Unearthing for Self Care

I’m fortunate to have a community of colleagues who have become solid friends over years of study and practice together. I attribute our deep and special bonds to the honest and heartfelt conversations we engage in regularly and with great commitment.

Recently, during one such conversation, I confessed (with some trepidation) to two of my coaching friends that for a while, I’ve not been feeling the same level of energy in, and for, my work as a corporate and leadership coach. Truthfully, I have to admit that this shift has both surprised me and worried me. My colleague said to me that she’s been feeling something very similar; she wants to be exploring the parts of her that don’t need to “prove or perform”. My stomach dropped. It was as though she found the piece of the puzzle I’d been searching for – and it helped me see a bigger, clearer picture.

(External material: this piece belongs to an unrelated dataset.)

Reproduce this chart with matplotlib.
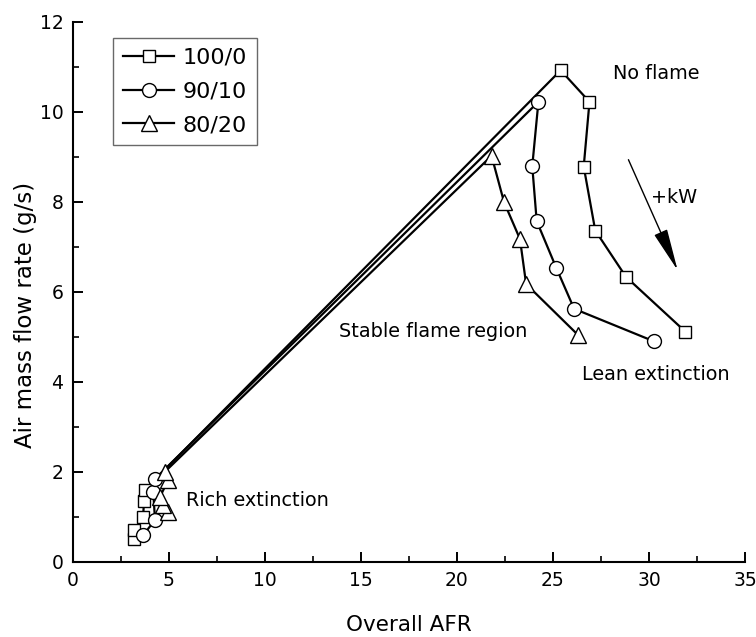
import numpy as np
import matplotlib
matplotlib.use("Agg")
import matplotlib.pyplot as plt

# 100/0 blend
afr_100 = [3.2, 3.2, 3.65, 3.7, 3.75, 25.4, 26.9, 26.6, 27.2, 28.8, 31.9]
air_100 = [0.5, 0.7, 1.0, 1.35, 1.6, 10.92, 10.22, 8.78, 7.36, 6.33, 5.11]
# 90/10 blend
afr_90 = [3.66, 4.27, 4.18, 4.27, 24.24, 23.92, 24.15, 25.17, 26.1, 30.24]
air_90 = [0.59, 0.93, 1.56, 1.84, 10.22, 8.79, 7.57, 6.53, 5.62, 4.9]
# 80/20 blend
afr_80 = [4.96, 4.7, 4.53, 4.96, 4.79, 21.8, 22.45, 23.28, 23.6, 26.3]
air_80 = [1.11, 1.26, 1.44, 1.82, 2.0, 9.02, 7.99, 7.17, 6.17, 5.04]

labels = ["100/0", "90/10", "80/20"]

plt.rcParams['font.family'] = ['DejaVu Sans']

fig = plt.figure(figsize=(7.56, 6.37), dpi=100)
ax = fig.add_axes([73/756, 1 - 561.7/637, (745-73)/756, (561.7-21.7)/637])

mk = dict(color='black', lw=1.6, mfc='white', mec='black', mew=1.0)
ax.plot(afr_100, air_100, marker='s', ms=9, label=labels[0], **mk)
ax.plot(afr_90, air_90, marker='o', ms=10, label=labels[1], **mk)
ax.plot(afr_80, air_80, marker='^', ms=11, label=labels[2], **mk)

ax.set_xlim(0, 35)
ax.set_ylim(0, 12)
ax.set_xticks(np.arange(0, 36, 5))
ax.set_yticks(np.arange(0, 13, 2))
ax.set_xticks(np.arange(2.5, 35, 5), minor=True)
ax.set_yticks(np.arange(1, 12, 2), minor=True)
ax.tick_params(which='major', direction='in', length=7, width=1.4, labelsize=13.5, pad=7)
ax.tick_params(which='minor', direction='in', length=4, width=1.2)
for s in ['top', 'right']:
    ax.spines[s].set_visible(False)
for s in ['left', 'bottom']:
    ax.spines[s].set_linewidth(1.5)

ax.set_xlabel("Overall AFR", fontsize=15.5)
ax.set_ylabel("Air mass flow rate (g/s)", fontsize=16.5)
ax.xaxis.set_label_coords(0.5, -0.117)
ax.yaxis.set_label_coords(-0.0714, 0.457)
ax.xaxis.label.set_va('center')
ax.yaxis.label.set_va('center')

fs = 13.9
ax.text(30.4, 10.84, "No flame", fontsize=fs, ha='center', va='center')
ax.text(31.3, 8.1, "+kW", fontsize=fs, ha='center', va='center')
ax.annotate("", xy=(31.55, 6.42), xytext=(28.87, 8.99),
            arrowprops=dict(arrowstyle='-|>,head_length=1.2,head_width=0.2',
                            color='black', lw=1.0, mutation_scale=22))
ax.text(18.78, 5.11, "Stable flame region", fontsize=fs, ha='center', va='center')
ax.text(30.35, 4.15, "Lean extinction", fontsize=fs, ha='center', va='center')
ax.text(9.6, 1.37, "Rich extinction", fontsize=fs, ha='center', va='center')

leg = ax.legend(loc='upper left', bbox_to_anchor=(40/672, 1 - 16/540),
                fontsize=16, frameon=True, fancybox=False, edgecolor='#444444',
                handlelength=2.3, handletextpad=0.4, borderpad=0.45,
                labelspacing=0.62, borderaxespad=0)
leg.get_frame().set_linewidth(1.0)

fig.savefig("out.png", dpi=100)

Realizing that I’ve spent much of my career and, let’s face it, much of my life looking for how to improve, how to be recognized, how to measure up, how to be seen, how to fit in, and ultimately how to be what other people approve of…(yeesh, that’s a sharp pill to swallow). To a certain extent, I see this as part of the process of my maturation and growth into my profession and into my own skin. I don’t know that I’ve met many (any?) people who haven’t had some proclivity to seeking that external stamp of approval. And I also see it partly as the unintended influence of my 17+ years of work in the coaching industry.

In professional coaching, our training, our expertise, our differentiator, and our whole foundation lies in deep listening, in giving over to the client our full attention and interest, in bringing our most curious and open selves to the conversation allowing the client to steep in the space to explore, extract and cultivate their inner resourcefulness and wisdom. All of this is done in service of the client finding their own way forward, to applying their creativity to whatever challenges or obstacles lay on their path to success and satisfaction. Master-level professional coaching requires that the coach leave their opinions, experiences, and preferences outside of the conversation in favour of the client getting to awaken to their own knowing and truth in an environment that is unencumbered by the coach. It’s a unique and notable skill that takes years to practice and develop well. I still feel that it’s an honour to offer that kind of presence and reverence to another human being.

And it’s a gift to receive. A gift that I’m ready for…and hungry to give…to myself.

I’ve been so focused on seeing and bringing out my client’s wisdom that it’s almost as though my inner balance has been skewed, and at times totally lost. What I want now is to dig around, uncover and excavate what else! what more is in me to bring to the world? I seek more time to connect with my own wisdom, my own brilliance and creativity in ways that have been hiding while I put attention on other peoples’ journeys. It’s like a yearning for knowing myself in a new way; what other parts are there that don’t need to rely on proving and performing to be enough? The me that is willing to risk the image I’ve worked to establish, to fall into the background a little, to risk missing out on what’s popular, to follow my curiosities, to take direction from my heart and gut rather than my head and ego, to be seen as imperfect and as having ideas and opinions that don’t always fit the mold.

Unearth and discover. It’s what that soft, quiet inner voice has been gently and persistently sweet-talking me to explore. Is there any better or more important act of self-care? For me, at least today, I’d say not.